In a letter released yesterday (February 4), CK Hutchison Group-co-managing director and chairman of Three UK Canning Fok set out three promises: a five-year price freeze on minutes, texts and megabytes; a £5 billion investment int he combined network; to offer competitors “meaningful” help to compete on a “level playing field”.

Canning Fok
CK Hutchison Group co-managing directo Canning Fok

Speaking on a media call following Vodafone’s latest financial results, the Vodafone Group CEO questioned the wording in Fok’s letter, saying it was “interesting”.

Answering a question asked by Mobile News, Colao said: “Price freeze? I wish I had a price freeze myself because what we’ve seen in the last year is the price for minutes, SMS and per GB is actually going down.

“The way it was worded in the letter was interesting because no-one is actually increasing their prices – customers are getting more and more every year. Are we talking about unit prices? Because I don’t think it is a great guarantee.

“Are we talking about ARPU? Everybody is giving much more minutes and data at marginally higher prices. Where you could get 1GB for £35, now you can get 4GB for £40, so I’m not sure what this price freeze means.

“It seems to me the letter from Hutch was saying ‘we want to do this merger and we will consider how to make it happen’ but specifically I didn’t learn a lot from the letter.”


Fok’s letter came after the Financial Times ran an article written by Ofcom chief Sharon White saying she opposed the deal.

In her article, White also expressed concerns over which network a combined O2/Three would run on in the UK.

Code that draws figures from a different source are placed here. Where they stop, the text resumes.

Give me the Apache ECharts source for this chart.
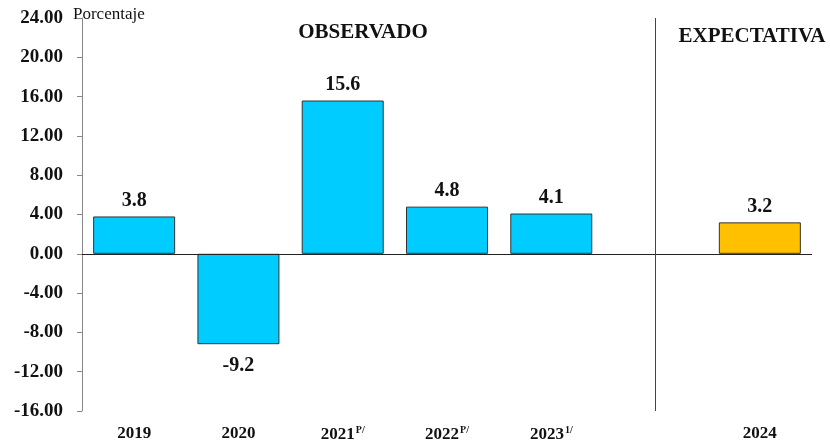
<!DOCTYPE html>
<html lang="es">
<head>
    <meta charset="UTF-8">
    <title>Crecimiento</title>
    <script src="https://cdn.jsdelivr.net/npm/echarts@6/dist/echarts.min.js"></script>
    <style>
        html, body { margin: 0; padding: 0; background: #fff; }
        #chart { width: 830px; height: 445px; }
    </style>
</head>
<body>
<div id="chart"></div>
<script>
    // datos
    var years = ['2019', '2020', '2021', '2022', '2023', '', '2024'];
    var marks = ['', '', 'P/', 'P/', '1/', '', ''];
    var values = [3.8, -9.2, 15.6, 4.8, 4.1, '-', 3.2];
    var yTicks = [-16, -12, -8, -4, 0, 4, 8, 12, 16, 20, 24];

    var serif = '"Liberation Serif", "DejaVu Serif", serif';
    var cyan = '#00CCFF';
    var orange = '#FFC000';

    var chart = echarts.init(document.getElementById('chart'));
    chart.setOption({
        animation: false,
        grid: { left: 82, right: 18, top: 18, bottom: 34 },
        xAxis: {
            type: 'category',
            data: years,
            axisLine: { show: false, onZero: false },
            axisTick: { show: false },
            axisLabel: {
                margin: 14,
                interval: 0,
                formatter: function (v, i) {
                    return marks[i] ? '{y|' + v + '}{s|' + marks[i] + '}' : '{y|' + v + '}';
                },
                rich: {
                    y: { fontFamily: serif, fontWeight: 'bold', fontSize: 17, color: '#111' },
                    s: { fontFamily: serif, fontWeight: 'bold', fontSize: 10, color: '#111', verticalAlign: 'top', padding: [0, 0, 9, 1] }
                }
            }
        },
        yAxis: {
            type: 'value',
            min: yTicks[0],
            max: yTicks[yTicks.length - 1],
            interval: 4,
            splitLine: { show: false },
            axisLine: { show: true, lineStyle: { color: '#888' } },
            axisTick: { show: true, length: 5, lineStyle: { color: '#888' } },
            axisLabel: {
                margin: 19,
                fontFamily: serif, fontWeight: 'bold', fontSize: 19, color: '#111',
                formatter: function (v) { return v.toFixed(2); }
            }
        },
        graphic: [
            { type: 'text', left: 73, top: 6, style: { text: 'Porcentaje', font: '17px ' + serif, fill: '#111' } },
            { type: 'text', x: 363, y: 22, style: { text: 'OBSERVADO', font: 'bold 21px ' + serif, fill: '#111', textAlign: 'center' } },
            { type: 'text', x: 752, y: 26, style: { text: 'EXPECTATIVA', font: 'bold 21px ' + serif, fill: '#111', textAlign: 'center' } }
        ],
        series: [{
            type: 'bar',
            data: values.map(function (v) {
                return (typeof v === 'number' && v < 0) ? { value: v, label: { position: 'bottom', distance: 12 } } : v;
            }),
            barWidth: 82,
            itemStyle: {
                color: function (p) { return p.name === '2024' ? orange : cyan; },
                borderColor: '#333',
                borderWidth: 1
            },
            label: {
                show: true,
                position: 'top',
                distance: 6,
                fontFamily: serif, fontWeight: 'bold', fontSize: 20, color: '#111',
                formatter: function (p) { return p.value.toFixed(1); }
            },
            markLine: {
                silent: true,
                symbol: 'none',
                label: { show: false },
                data: [
                    { yAxis: 0, lineStyle: { color: '#222', width: 1.2, type: 'solid' } },
                    { xAxis: 5, lineStyle: { color: '#444', width: 1, type: 'solid' } }
                ]
            }
        }]
    });
</script>
</body>
</html>
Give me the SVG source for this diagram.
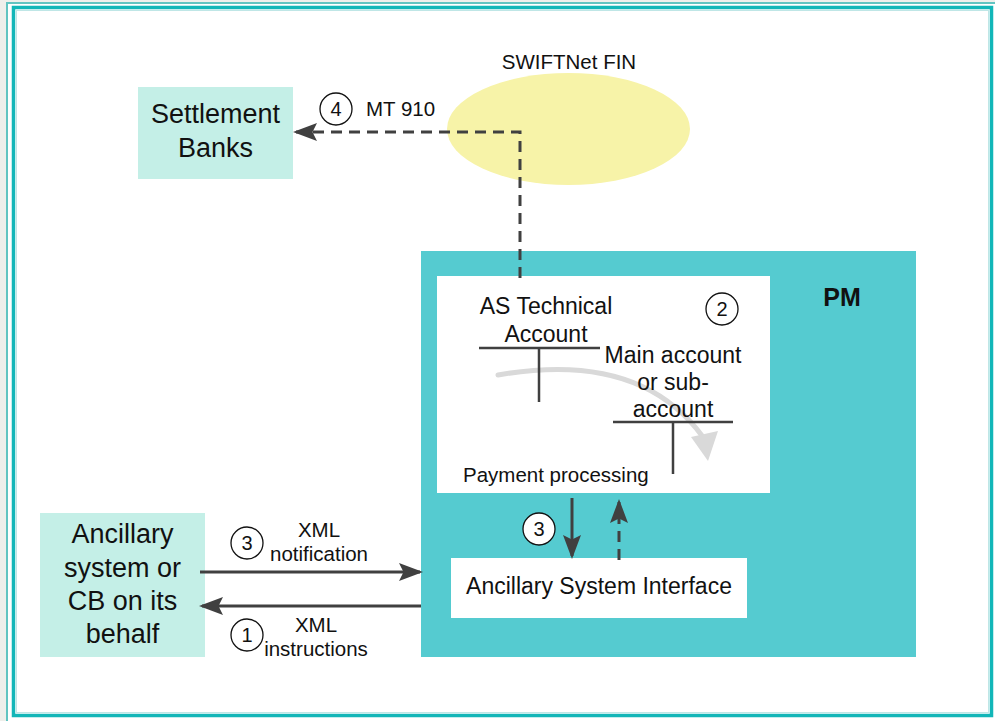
<svg xmlns="http://www.w3.org/2000/svg" width="995" height="721" viewBox="0 0 995 721">
<style>
text{font-family:"Liberation Sans",Arial,sans-serif;fill:#111}
.lbl{font-size:20.5px}
.big{font-size:27px}
.mid{font-size:23px}
.num{font-size:20px;text-anchor:middle}
.c{fill:#fff;stroke:#111;stroke-width:1.3}
.mint{fill:#c4efe7}
.conn{stroke:#404040;stroke-width:3;fill:none}
.dash{stroke-dasharray:11,7}
.tacc{stroke:#404040;stroke-width:2.5;fill:none}
</style>
<defs>
<marker id="ah" markerWidth="8" markerHeight="6" refX="7" refY="3" orient="auto" markerUnits="strokeWidth">
<path d="M0,0 L8,3 L0,6 L1.5,3 Z" fill="#404040"/>
</marker>
</defs>
<rect x="0" y="0" width="995" height="721" fill="#efefeb"/>
<rect x="7" y="3" width="995" height="725" fill="#fff" stroke="#62c4c1" stroke-width="2"/>
<rect x="13.5" y="7.5" width="978" height="708" fill="#fff" stroke="#12b6b8" stroke-width="3.5"/>
<rect x="16.5" y="10.5" width="972" height="702" fill="none" stroke="#bfe6e6" stroke-width="1"/>

<g id="swiftnet">
<ellipse cx="568.5" cy="129" rx="121.5" ry="56" fill="#f7f3a8"/>
<text class="lbl" x="569" y="69" text-anchor="middle">SWIFTNet FIN</text>
</g>

<g id="settlement-banks">
<rect class="mint" x="138" y="87" width="155" height="92"/>
<text class="big" x="215.5" y="123" text-anchor="middle">Settlement</text>
<text class="big" x="215.5" y="157" text-anchor="middle">Banks</text>
</g>

<g id="pm">
<rect x="421" y="251" width="495" height="406" fill="#55cbd0"/>
<text x="842" y="306" text-anchor="middle" style="font-size:25px;font-weight:bold">PM</text>
</g>

<g id="payment-processing">
<rect x="437" y="276" width="333" height="217" fill="#fff"/>
<path d="M498,375 Q640,350 703,437" stroke="#d9d9d9" stroke-width="5" fill="none" stroke-linecap="round"/>
<polygon points="691,437 718,431 708,461" fill="#d9d9d9"/>
<text class="mid" x="546" y="314" text-anchor="middle">AS Technical</text>
<text class="mid" x="546" y="342" text-anchor="middle">Account</text>
<path class="tacc" d="M479,348 H600 M539,348 V402"/>
<text class="mid" x="673" y="363" text-anchor="middle">Main account</text>
<text class="mid" x="673" y="390" text-anchor="middle">or sub-</text>
<text class="mid" x="673" y="417" text-anchor="middle">account</text>
<path class="tacc" d="M613,422 H733 M673,422 V474"/>
<circle class="c" cx="722" cy="309" r="16"/>
<text class="num" x="722" y="316">2</text>
<text class="lbl" x="463" y="482">Payment processing</text>
</g>

<g id="asi">
<rect x="451" y="558" width="296" height="60" fill="#fff"/>
<text class="mid" x="599" y="594" text-anchor="middle">Ancillary System Interface</text>
</g>

<g id="ancillary-system">
<rect class="mint" x="40" y="513" width="165" height="144"/>
<text class="big" x="122.5" y="543" text-anchor="middle">Ancillary</text>
<text class="big" x="122.5" y="577" text-anchor="middle">system or</text>
<text class="big" x="122.5" y="610" text-anchor="middle">CB on its</text>
<text class="big" x="122.5" y="643" text-anchor="middle">behalf</text>
</g>

<g id="connectors">
<path class="conn dash" d="M520,278 V132 H296" marker-end="url(#ah)"/>
<path class="conn" d="M572,498 V556" marker-end="url(#ah)"/>
<path class="conn dash" d="M619,560 V502" marker-end="url(#ah)"/>
<path class="conn" d="M200,572 H420" marker-end="url(#ah)"/>
<path class="conn" d="M421,606 H202" marker-end="url(#ah)"/>
</g>

<g id="labels">
<circle class="c" cx="336" cy="109" r="16"/>
<text class="num" x="336" y="116">4</text>
<text class="lbl" x="366" y="116">MT 910</text>
<circle class="c" cx="539" cy="529" r="16"/>
<text class="num" x="539" y="536">3</text>
<circle class="c" cx="247" cy="543" r="16"/>
<text class="num" x="247" y="550">3</text>
<text class="lbl" x="319" y="537" text-anchor="middle">XML</text>
<text class="lbl" x="319" y="561" text-anchor="middle">notification</text>
<circle class="c" cx="247" cy="635" r="16"/>
<text class="num" x="247" y="642">1</text>
<text class="lbl" x="316" y="632" text-anchor="middle">XML</text>
<text class="lbl" x="316" y="656" text-anchor="middle">instructions</text>
</g>
</svg>
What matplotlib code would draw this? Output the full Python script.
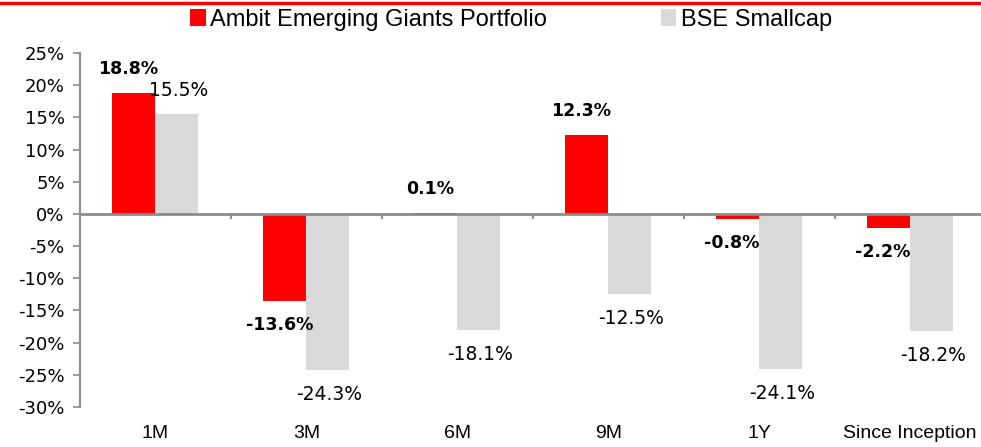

Currently, O2 has a network sharing agreement with Vodafone, while Three has a similar deal with EE, which is now owned by BT.

Ofcom chief executive Sharon White
Ofcom chief executive Sharon White

Colao said he agreed with White’s claim that a combined O2/Three running off EE’s network could create an unfair market.

Colao added: “With Sharon White, I think she was pretty clear and touched on a point that Hutch didn’t mention. There are two different networks competing in the UK – O2/Vodafone and EE/Three. If O2 and Three go together, they need to decide where to go.

“If they join with a BT/EE they will create a huge monopoly, so they should come into ours. How they can think of sitting on two networks and seeing strategic plans from two competitors is a bit unclear for me. I am aligned with Sharon White’s letter on this.

“BT controls the vast majority of fixed lines in this country through Openreach, and EE is the leader in the market. If you allow O3 (sic), which is going to be a huge player to go again on the same network, you create a concentration of network power which I don’t think will be healthy.”